Hi everyone, new here and frustrated. I bought my husband a 60D canon to shoot our son's wrestling tournaments. I have to give him credit for trying to learn the piece, but just not working out so far and our son has all these tournaments coming up. This weekend a lot of the shots came out blurry and grainy. Can someone please give me some advice on what settings I should be using for this type of event? I would love to be able to get those great pictures taken but havent had much luck lately. Thanks in advance!


----------



## thepancakeman (Mar 12, 2012)

Although I've never shot wrestling, I do a fair amount of sports and I'm guessing the issues you are facing are poor light in the gym along with the need for a high shutter speed to stop quick moving athletes.

The "grainy" is likely the result of a high ISO setting which is needed to get the shutter speed down to where it needs to be, and "blurry" is either out of focus or motion blur. If it's motion blur, then it will be the wrestlers that are blurry whereas the mat and background will not. The biggest trick to getting these shots is you have to have a fast (i.e. low "f" setting.) Although these can be quite expensive, the 50mm f/1.8 is just over $100 and will let in way more light than most kit lenses and enable him to get the shutter speed to where he needs it to be.

In practicle terms, you want the shutter speed to be fast: probably 1/200 or faster. Once he knows how fast of a shutter speed he needs to freeze the motion, then he can play with ISO vs. aperature. Raising the ISO makes it grainier but allows for a smaller aperature (say f/4.0-5.6) which will have a greater depth of field (more is in focus). Opening the aperature will allow for lower ISO setting and reduce grain, but focus is more critical because the depth of field (how much is in focus) can get very thin.

Let me know if you need more/different info. Best of luck!


----------



## onlyinak (Mar 13, 2012)

Thanks pancakeman! He actually has the 50mm f/1.8 that I bought him for Christmas, he mostly uses that for portrait shots but I'll tell him to try it at the tournament this weekend. Thanks


----------



## ScottyP (Jun 11, 2012)

Agree with everything Pancake Man said. There is not enough light in the gym, so to compensate the camera (or its operator) is lowering the shutter speed (creating motion blur), and/or raising the ISO light sensitivity (making it grainy).

He could try a monopod, which helps avoid camera-shake blur, but that won't help subject motion blur. At very least, the monopod will be useful shooting other (outside) sports in the daytime. Just remember to turn off the IS image stabilization on the lens, or put it in "panning" mode if the lens has it, or else the IS will fight the monopod and make things worse.

He can shoot a wider aperature (lower f/number like f/2.8 or f/3.5) to let more light in, but if you open your 50mm all the way up to f/1.8, the depth of field in focus will be paper thin and unforgiving, so you will find it hard to shoot moving subjects (wrestlers) in-focus.

It would help to get RIGHT UP CLOSE, rather than sitting back at a comfortable distance using the zoom/telephoto.
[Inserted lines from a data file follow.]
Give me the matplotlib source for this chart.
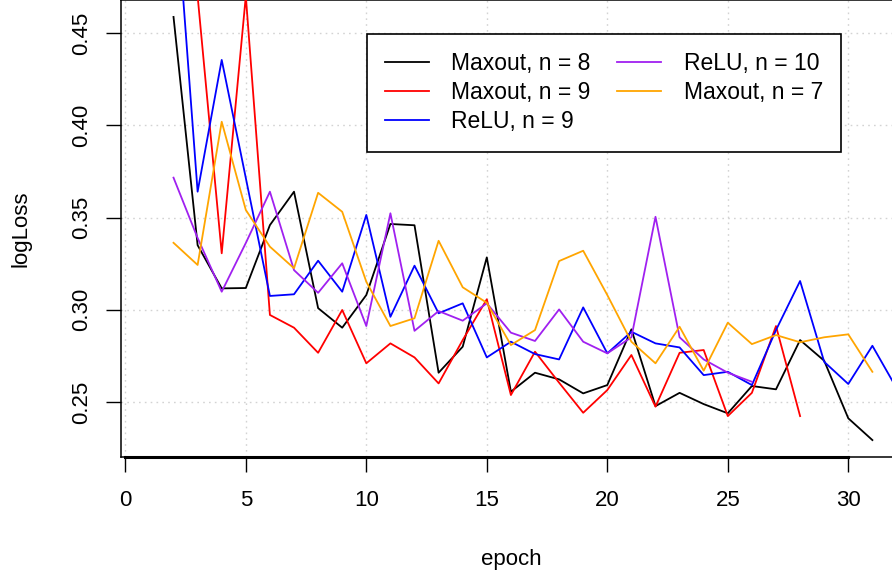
import numpy as np
import matplotlib
matplotlib.use("Agg")
import matplotlib.pyplot as plt

plt.rcParams['font.family'] = ['Liberation Sans', 'DejaVu Sans']

nan = np.nan
epochs = np.arange(1, 33)

maxout_n8 = [nan, 0.4587, 0.335, 0.3116, 0.3118, 0.3459, 0.364, 0.3009, 0.2903, 0.308,
             0.3465, 0.3458, 0.2659, 0.280, 0.3284, 0.2556, 0.2659, 0.2623, 0.2547, 0.2592,
             0.2894, 0.2478, 0.255, 0.2489, 0.2439, 0.2587, 0.2569, 0.2836, 0.2724, 0.2412,
             0.2294, nan]
maxout_n9 = [nan, 0.50, 0.470, 0.3306, 0.470, 0.2972, 0.2903, 0.2767, 0.2999, 0.271,
             0.2818, 0.2742, 0.2601, 0.2836, 0.3057, 0.2538, 0.2773, 0.2605, 0.2442, 0.2565,
             0.2755, 0.2475, 0.2767, 0.2782, 0.2424, 0.255, 0.2912, 0.2424, nan, nan,
             nan, nan]
relu_n9 = [nan, 0.539, 0.364, 0.4354, 0.3714, 0.3075, 0.3084, 0.3266, 0.3098, 0.3514,
           0.2962, 0.3239, 0.2981, 0.3035, 0.2742, 0.2827, 0.276, 0.2731, 0.3013, 0.2764,
           0.2881, 0.2818, 0.2796, 0.2646, 0.2664, 0.2592, 0.289, 0.3156, 0.2718, 0.2598,
           0.2805, 0.2576]
relu_n10 = [nan, 0.3716, 0.3389, 0.3098, 0.3362, 0.364, 0.3215, 0.3092, 0.3252, 0.2912,
            0.3523, 0.2886, 0.2993, 0.2941, 0.3035, 0.2876, 0.2831, 0.3002, 0.2827, 0.2764,
            0.2851, 0.3504, 0.2851, 0.2731, 0.2659, 0.261, nan, nan, nan, nan,
            nan, nan]
maxout_n7 = [nan, 0.3363, 0.3243, 0.4019, 0.3541, 0.3342, 0.3225, 0.3634, 0.3531, 0.3152,
             0.2912, 0.2954, 0.3374, 0.3122, 0.3038, 0.2809, 0.289, 0.3264, 0.332, 0.308,
             0.2827, 0.271, 0.2908, 0.267, 0.293, 0.2814, 0.2863, 0.2824, 0.2851, 0.2867,
             0.2664, nan]

series = [
    ("Maxout, n = 8", maxout_n8, "black"),
    ("Maxout, n = 9", maxout_n9, "#FF0000"),
    ("ReLU, n = 9", relu_n9, "#0000FF"),
    ("ReLU, n = 10", relu_n10, "#A020F0"),
    ("Maxout, n = 7", maxout_n7, "#FFA500"),
]

x_ticks = [0, 5, 10, 15, 20, 25, 30]
y_ticks = [0.25, 0.30, 0.35, 0.40, 0.45]

W, H = 892, 575
fig = plt.figure(figsize=(W / 100, H / 100), dpi=100)
ax_left, ax_right, ax_bottom, ax_top = 120.5, 901.3, 457.0, 0.0
ax = fig.add_axes([ax_left / W, (H - ax_bottom) / H,
                   (ax_right - ax_left) / W, (ax_bottom - ax_top) / H])

# axis range follows the first series, padded by 4% like R
ref = np.array(maxout_n8, dtype=float)
lo, hi = np.nanmin(ref), np.nanmax(ref)
pad = 0.04 * (hi - lo)
ylo, yhi = lo - pad, hi + pad
ax.set_xlim(1 - 0.04 * 30, 31 + 0.04 * 30)
ax.set_ylim(ylo, yhi)

ax.grid(True, color='#D3D3D3', linestyle=(0, (1.2, 3)), linewidth=1.0, zorder=0)
ax.set_axisbelow(True)

handles = []
for label, vals, col in series:
    h, = ax.plot(epochs, vals, color=col, lw=1.3, label=label, zorder=3)
    handles.append(h)

ax.set_xticks(x_ticks)
ax.set_xticklabels([str(t) for t in x_ticks])
ax.set_yticks(y_ticks)
ax.set_yticklabels([f"{t:.2f}" for t in y_ticks])
ax.tick_params(axis='both', direction='out', length=10.5, width=1.0,
               labelsize=16, colors='black')
ax.tick_params(axis='x', pad=13)
ax.tick_params(axis='y', pad=10, labelrotation=90)
for lbl in ax.get_yticklabels():
    lbl.set_va('center')

for sp in ax.spines.values():
    sp.set_linewidth(1.1)
    sp.set_color('black')

# axis line drawn over the box between the first and last tick
x0, x1 = ax.get_xlim()
ax.axhline(ylo, xmin=(0 - x0) / (x1 - x0), xmax=(30 - x0) / (x1 - x0),
           color='black', lw=2.2, clip_on=False, zorder=5)

ax.set_xlabel('epoch', fontsize=16)
ax.xaxis.label.set_va('baseline')
ax.xaxis.set_label_coords(0.5, (10 - (H - ax_bottom)) / (ax_bottom - ax_top))
ax.set_ylabel('logLoss', fontsize=16)
ax.yaxis.label.set_va('center')
ax.yaxis.set_label_coords((21 - ax_left) / (ax_right - ax_left), 0.5)

leg = ax.legend(handles=handles, ncol=2, loc='upper left',
                bbox_to_anchor=(366.7 / W, 1 - 34 / H), bbox_transform=fig.transFigure,
                borderaxespad=0, frameon=True, fancybox=False, edgecolor='black',
                framealpha=1, fontsize=16.5, handlelength=1.9, handletextpad=1.0,
                columnspacing=1.15, borderpad=0.8, labelspacing=0.26)
leg.get_frame().set_linewidth(1.2)
leg.set_zorder(6)

fig.savefig("out.png", dpi=100)
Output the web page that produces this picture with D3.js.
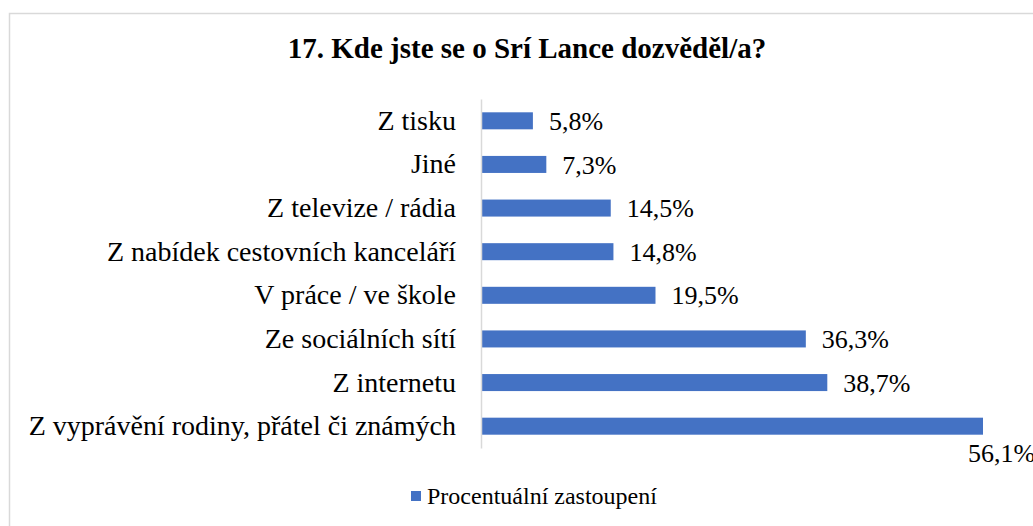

That eliminates some of the blur the old-fashioned way.

You just need more light, when you get right down to it. Is_* flash *  _ allowed in the gym? That would make a WORLD of difference. You don't have to (or really want to) aim the flash right at the wrestlers. Plug a speedlight flash into the hotshoe, and aim it at the ceiling, so it bounces back down softly on the scene. It won't be in anyone's eyes, and it will also prevent ugly direct-flash shadows. With the added light, you can shoot the fast shutter to freeze the action without having to up the ISO above 400 or so, which will prevent the grainy-ness.

Good luck!


----------



## Vossie (Jul 3, 2012)

Can you post some example shots with the settings that he used?

I would recommend to shoot in Tv or Av mode and not in auto mode. As wresting can involve rapid movements, 1/200 may still give some motion blur. Also make sure to have your AF on the servo (this will track moving subjects) and not in one-shot mode.
The 60D can be used quite well up to 1600 ISO; above that noise will become problematic and your pics will get too grainy. Shooting in RAW instead of JPG can also help as it gives you a bit more options to optimize your pics on your PC.

I can imagine that for wresting shots you need a bit more focal length than 50 mm to get a good view the athletes. What focal length (and which lens) does your husband normally use? After trying your 50/1.8, you could consider a 85/1.8 (~$390) or 100/2.0 (~$470). Both are affordable fast focusing lenses suitable for low light action sports.


----------